Clémentine Beauvais — Franchement, non. Je crois que je n’ai jamais fantasmé sur les princesses. Mais j’adorais Peau d’Âne et le lien avec ma nouvelle n’est pas un hasard.

P. — Qu’est-ce qu’être une femme, une fille, pour vous aujourd’hui ?
Alice Brière-Haquet — Être une fille ou une femme, c’est en réalité être une sœur, une amie, une voisine, une mère, une amante, une écolière, une professionnelle, une artiste, une militante, une passante, tour à tour et en même temps, avec pour chaque casquette son lot de joies et de tracas, et son équivalent masculin. Car l’époque est aussi difficile pour les garçons qui se retrouvent héritiers d’un patriarcat qu’ils n’ont pas choisi et qui les enferme eux aussi dans tout un tas d’injonctions débiles. Mais je crois que c’est bon signe, cette angoisse au fond, c’est celle de la liberté : une fois les chaînes sexistes brisées, nous pourrons inventer nos propres identités.

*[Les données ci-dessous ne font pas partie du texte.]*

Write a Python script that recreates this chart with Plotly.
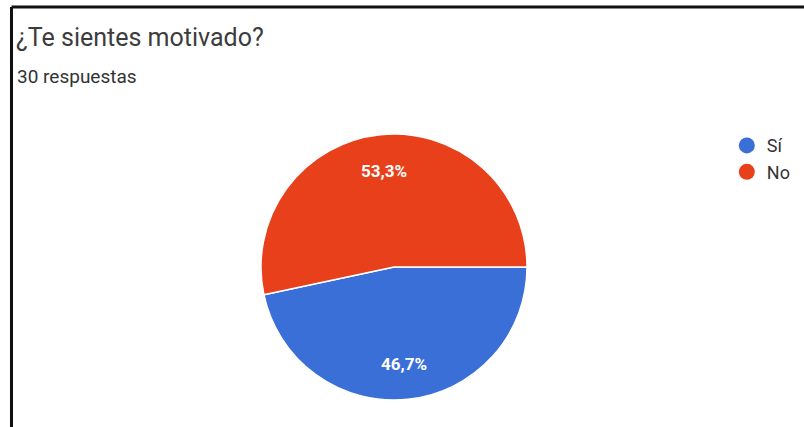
import math
import plotly.graph_objects as go

labels = ["Sí", "No"]
values = [14, 16]
colors = ["#3a6fd8", "#e8401a"]
title_text = "¿Te sientes motivado?"
subtitle_text = "30 respuestas"

W, H = 804, 427
dom_x = [0.3246, 0.6555]
dom_y = [0.063, 0.686]

fig = go.Figure()
fig.add_trace(go.Pie(
    labels=labels, values=values, sort=False, direction="clockwise", rotation=90,
    marker=dict(colors=colors, line=dict(color="white", width=1.5)),
    textinfo="none", showlegend=False, hoverinfo="label+percent",
    domain=dict(x=dom_x, y=dom_y),
))
for lab, col in zip(labels, colors):
    fig.add_trace(go.Scatter(x=[None], y=[None], mode="markers", name=lab,
                             marker=dict(symbol="circle", size=17, color=col)))

# percentage labels placed at mid-angle of each slice
total = sum(values)
cx = (dom_x[0] + dom_x[1]) / 2
cy = (dom_y[0] + dom_y[1]) / 2
r_px = 97
start = 90.0
annots = []
for v in values:
    span = v / total * 360
    mid = math.radians(start + span / 2)
    start += span
    pct = f"{v / total * 100:.1f}".replace(".", ",") + "%"
    annots.append(dict(
        text=f"<b>{pct}</b>", x=cx + r_px * math.sin(mid) / W, y=cy + r_px * math.cos(mid) / H,
        xref="paper", yref="paper", xanchor="center", yanchor="middle", showarrow=False,
        font=dict(size=17, color="white", family="Roboto"),
    ))

fig.update_layout(
    width=W, height=H, margin=dict(l=0, r=0, t=0, b=0),
    paper_bgcolor="white", plot_bgcolor="white",
    font=dict(family="Roboto", color="#333333"),
    xaxis=dict(visible=False), yaxis=dict(visible=False),
    legend=dict(x=0.904, y=0.702, xanchor="left", yanchor="top",
                font=dict(size=18, color="#333333", family="Roboto"),
                tracegroupgap=0, bgcolor="rgba(0,0,0,0)"),
    annotations=[
        dict(text=title_text, x=14/W, y=1 - 38/H, xref="paper", yref="paper",
             xanchor="left", yanchor="middle", showarrow=False,
             font=dict(size=25, color="#3c3c3c", family="Roboto")),
        dict(text=subtitle_text, x=15/W, y=1 - 77/H, xref="paper", yref="paper",
             xanchor="left", yanchor="middle", showarrow=False,
             font=dict(size=19, color="#333333", family="Roboto")),
    ] + annots,
    shapes=[
        dict(type="line", xref="paper", yref="paper", x0=11.5 / W, x1=1, y0=1 - 7 / H, y1=1 - 7 / H,
             line=dict(color="#111111", width=3)),
        dict(type="line", xref="paper", yref="paper", x0=11.5 / W, x1=11.5 / W, y0=0, y1=1 - 7 / H,
             line=dict(color="#111111", width=3)),
    ],
)
fig.write_html("out.html")
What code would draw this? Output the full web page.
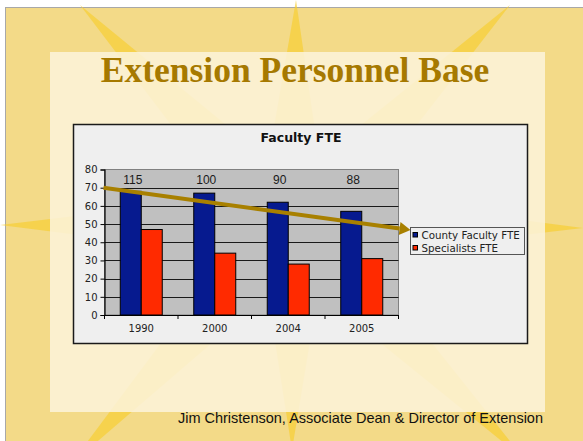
<!DOCTYPE html>
<html>
<head>
<meta charset="utf-8">
<script src="https://cdn.jsdelivr.net/npm/d3@7"></script>
<style>
  body { margin: 0; background: #fff; }
  svg { display: block; }
</style>
</head>
<body>
<svg></svg>
<script>
'use strict'

const years = ['1990', '2000', '2004', '2005']
const countyFaculty = [68, 67, 62, 57]
const specialists = [47, 34, 28, 31]
const totals = ['115', '100', '90', '88']
const seriesNames = ['County Faculty FTE', 'Specialists FTE']
const yTicks = [0, 10, 20, 30, 40, 50, 60, 70, 80]
const trend = [70, 46.7]

const colors = ['#061a8f', '#ff2a00']

const W = 583,
  H = 441

const svg = d3
  .select('svg')
  .attr('width', W)
  .attr('height', H)

// slide background
svg
  .append('rect')
  .attr('x', 5.5)
  .attr('y', 7.5)
  .attr('width', W - 5)
  .attr('height', H - 7)
  .attr('fill', '#f3da88')
  .attr('stroke', '#a8a8a8')
  .attr('stroke-width', 1)

// sun rays, pointed at the outer end
const cx = 293,
  cy = 226
const rayTips = [
  [296, 0],
  [292, 450],
  [0, 225],
  [583, 228],
  [80, 5],
  [510, 5],
  [70, 465],
  [525, 460]
]
svg
  .append('g')
  .selectAll('path')
  .data(rayTips)
  .join('path')
  .attr('d', d => {
    const dx = d[0] - cx,
      dy = d[1] - cy
    const len = Math.sqrt(dx * dx + dy * dy)
    const hw = 36
    const nx = (-dy / len) * hw,
      ny = (dx / len) * hw
    return (
      'M' + d[0] + ',' + d[1] +
      'L' + (cx + nx) + ',' + (cy + ny) +
      'L' + (cx - nx) + ',' + (cy - ny) + 'Z'
    )
  })
  .attr('fill', '#f6cf34')
  .attr('opacity', 0.7)

// light panel
svg
  .append('rect')
  .attr('x', 50)
  .attr('y', 52)
  .attr('width', 495)
  .attr('height', 360)
  .attr('fill', '#fcf2d8')
  .attr('opacity', 0.88)

svg
  .append('text')
  .attr('x', 295)
  .attr('y', 82)
  .attr('text-anchor', 'middle')
  .style('font-family', '"Liberation Serif", "Times New Roman", serif')
  .style('font-weight', 'bold')
  .style('font-size', '35.5px')
  .style('fill', '#a67900')
  .text('Extension Personnel Base')

svg
  .append('text')
  .attr('x', 543)
  .attr('y', 423)
  .attr('text-anchor', 'end')
  .style('font-family', '"Liberation Sans", Arial, sans-serif')
  .style('font-size', '14.5px')
  .style('fill', '#111')
  .text('Jim Christenson, Associate Dean & Director of Extension')

// chart box
svg
  .append('rect')
  .attr('x', 73.5)
  .attr('y', 124.5)
  .attr('width', 454)
  .attr('height', 219)
  .attr('fill', '#efefef')
  .attr('stroke', '#1a1a1a')
  .attr('stroke-width', 1.5)

svg
  .append('text')
  .attr('x', 301)
  .attr('y', 142)
  .attr('text-anchor', 'middle')
  .style('font-family', '"DejaVu Sans", Verdana, sans-serif')
  .style('font-weight', 'bold')
  .style('font-size', '12.5px')
  .style('fill', '#111')
  .text('Faculty FTE')

const plot = { left: 104.5, right: 398.5, top: 169.5, bottom: 315 }

const xScale = d3
  .scaleBand()
  .domain(years)
  .range([plot.left, plot.right])
  .paddingInner(0)
  .paddingOuter(0)

const barW = xScale.bandwidth() / 3.5

const yScale = d3
  .scaleLinear()
  .domain([0, 80])
  .range([plot.bottom, plot.top])

svg
  .append('rect')
  .attr('x', plot.left)
  .attr('y', plot.top)
  .attr('width', plot.right - plot.left)
  .attr('height', plot.bottom - plot.top)
  .attr('fill', '#c0c0c0')
  .attr('stroke', '#808080')
  .attr('stroke-width', 1)

svg
  .append('g')
  .selectAll('line')
  .data(yTicks.filter(t => t > 0 && t < 80))
  .join('line')
  .attr('x1', plot.left)
  .attr('x2', plot.right)
  .attr('y1', d => Math.round(yScale(d)) + 0.5)
  .attr('y2', d => Math.round(yScale(d)) + 0.5)
  .attr('stroke', '#1a1a1a')
  .attr('stroke-width', 1)

const series = [countyFaculty, specialists]

series.forEach((vals, s) => {
  svg
    .append('g')
    .selectAll('rect')
    .data(vals)
    .join('rect')
    .attr('x', (d, i) => xScale(years[i]) + barW * 0.75 + s * barW)
    .attr('y', d => yScale(d))
    .attr('width', barW)
    .attr('height', d => plot.bottom - yScale(d))
    .attr('fill', colors[s])
    .attr('stroke', '#000')
    .attr('stroke-width', 1)
})

// axes
const yAxis = svg
  .append('g')
  .attr('transform', 'translate(' + plot.left + ',0)')
  .call(
    d3
      .axisLeft(yScale)
      .tickValues(yTicks)
      .tickSize(4)
      .tickPadding(3)
  )

const xAxis = svg
  .append('g')
  .attr('transform', 'translate(0,' + plot.bottom + ')')
  .call(
    d3
      .axisBottom(xScale)
      .tickSize(0)
      .tickPadding(10)
  )

xAxis
  .selectAll('.tickmark')
  .data(d3.range(years.length + 1))
  .join('line')
  .attr('class', 'tickmark')
  .attr('x1', i => plot.left + i * xScale.bandwidth())
  .attr('x2', i => plot.left + i * xScale.bandwidth())
  .attr('y1', 0)
  .attr('y2', 4)
  .attr('stroke', '#000')

;[yAxis, xAxis].forEach(ax => {
  ax.select('.domain').attr('stroke', '#000').attr('stroke-width', 1.2)
  ax.selectAll('.tick line').attr('stroke', '#000')
  ax
    .selectAll('text')
    .style('font-family', '"DejaVu Sans", Verdana, sans-serif')
    .style('font-size', '10px')
    .style('fill', '#222')
})

// totals above bars
svg
  .append('g')
  .selectAll('text')
  .data(totals)
  .join('text')
  .attr('x', (d, i) => xScale(years[i]) + barW * 1.25 + 2)
  .attr('y', 183.5)
  .attr('text-anchor', 'middle')
  .style('font-family', '"Liberation Sans", Arial, sans-serif')
  .style('font-size', '12px')
  .style('fill', '#1a1a1a')
  .text(d => d)

// trend arrow
const arrowColor = '#a88000'
const x0 = plot.left - 1,
  y0 = yScale(trend[0]),
  x1 = plot.right + 12,
  y1 = yScale(trend[1])
const ang = Math.atan2(y1 - y0, x1 - x0)
const headLen = 11,
  headHalf = 6.5
const bx = x1 - headLen * Math.cos(ang),
  by = y1 - headLen * Math.sin(ang)

svg
  .append('line')
  .attr('x1', x0)
  .attr('y1', y0)
  .attr('x2', bx)
  .attr('y2', by)
  .attr('stroke', arrowColor)
  .attr('stroke-width', 4)

svg
  .append('path')
  .attr(
    'd',
    'M' + x1 + ',' + y1 +
    'L' + (bx - headHalf * Math.sin(ang)) + ',' + (by + headHalf * Math.cos(ang)) +
    'L' + (bx + headHalf * Math.sin(ang)) + ',' + (by - headHalf * Math.cos(ang)) + 'Z'
  )
  .attr('fill', arrowColor)

// legend
const legend = svg.append('g').attr('transform', 'translate(410,227)')

legend
  .append('rect')
  .attr('x', 0.5)
  .attr('y', 0.5)
  .attr('width', 114)
  .attr('height', 27)
  .attr('fill', '#efefef')
  .attr('stroke', '#555')
  .attr('stroke-width', 1)

const items = legend
  .selectAll('g.item')
  .data(seriesNames)
  .join('g')
  .attr('class', 'item')
  .attr('transform', (d, i) => 'translate(0,' + (i * 13) + ')')

items
  .append('rect')
  .attr('x', 3)
  .attr('y', 5.5)
  .attr('width', 4.5)
  .attr('height', 4.5)
  .attr('fill', (d, i) => colors[i])
  .attr('stroke', '#000')
  .attr('stroke-width', 1)

items
  .append('text')
  .attr('x', 11.5)
  .attr('y', 11.5)
  .style('font-family', '"DejaVu Sans", Verdana, sans-serif')
  .style('font-size', '10.3px')
  .style('fill', '#222')
  .text(d => d)
</script>
</body>
</html>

Clémentine Beauvais — Tout comme Alice. Et faire des beaux projets avec d’autres femmes, se soutenir, s’écouter et se montrer de la bienveillance. À chaque fois que je transforme une jalousie féminine en amitié, j’ai l’impression d’avoir effectué le plus politique, le plus magique, le plus beau des miracles.